We started off simple, trying out a few different tile types to see what felt right. While we knew that most of the board would be a “standard” tile, we wanted to make sure there was enough variation while not being overly busy. The “air vent” style is a house favorite, even though it didn’t make it into the final design.

Early Industrial Zone Tile Explorations

While this isn’t true of all of our designs, the initial pass at the Industrial Zone isn’t too different than what you see in the final product. We played with different hues to see what felt best, with an emphasis on making sure it felt grimy and worn down, but would still work with a variety of settings.

Version 1 of the Industrial Zone design in two different colors

By the next round of iterations we had honed in on some of the key elements of the mat. You can see the loading dock area along with the new piston tile as well as the near-final version of all hatchways.
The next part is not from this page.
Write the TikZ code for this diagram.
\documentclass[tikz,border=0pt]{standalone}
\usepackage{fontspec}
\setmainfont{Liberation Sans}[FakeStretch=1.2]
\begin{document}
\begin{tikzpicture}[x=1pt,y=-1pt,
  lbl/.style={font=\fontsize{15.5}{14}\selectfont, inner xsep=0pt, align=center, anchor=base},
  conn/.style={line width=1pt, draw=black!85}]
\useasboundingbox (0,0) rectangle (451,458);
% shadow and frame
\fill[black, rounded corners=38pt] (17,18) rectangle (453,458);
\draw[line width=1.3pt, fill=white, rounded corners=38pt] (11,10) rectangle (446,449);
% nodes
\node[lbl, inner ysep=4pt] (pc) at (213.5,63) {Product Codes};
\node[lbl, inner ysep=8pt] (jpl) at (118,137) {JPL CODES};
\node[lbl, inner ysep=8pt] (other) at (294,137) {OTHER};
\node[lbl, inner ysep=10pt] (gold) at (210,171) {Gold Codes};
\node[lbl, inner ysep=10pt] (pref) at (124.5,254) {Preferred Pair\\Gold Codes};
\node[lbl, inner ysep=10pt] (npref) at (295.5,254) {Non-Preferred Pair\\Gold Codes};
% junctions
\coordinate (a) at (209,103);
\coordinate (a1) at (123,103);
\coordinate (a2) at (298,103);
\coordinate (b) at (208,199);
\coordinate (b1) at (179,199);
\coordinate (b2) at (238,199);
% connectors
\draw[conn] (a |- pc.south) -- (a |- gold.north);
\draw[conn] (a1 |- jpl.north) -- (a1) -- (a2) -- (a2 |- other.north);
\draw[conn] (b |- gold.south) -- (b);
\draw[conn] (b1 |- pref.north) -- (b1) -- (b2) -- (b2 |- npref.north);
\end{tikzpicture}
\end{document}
We also removed some of the heavier grime and the largest blast marks, though this made a reappearance in the 44x30” version of the mat.

Industrial Zone mock up with various production notes

We always knew we’d need a splash of color on the final mat, so after tweaking the values of the blood spatter we punched up the hazard stripes to a proper yellow, and voila! The first Skirmish Mat was done!

The Result

The Industrial Zone remains our most popular design to this day, and we now offer it in our full range of sizes. The 36x36” version has become the Internet’s favorite choice for Necromunda, and we couldn’t be happier.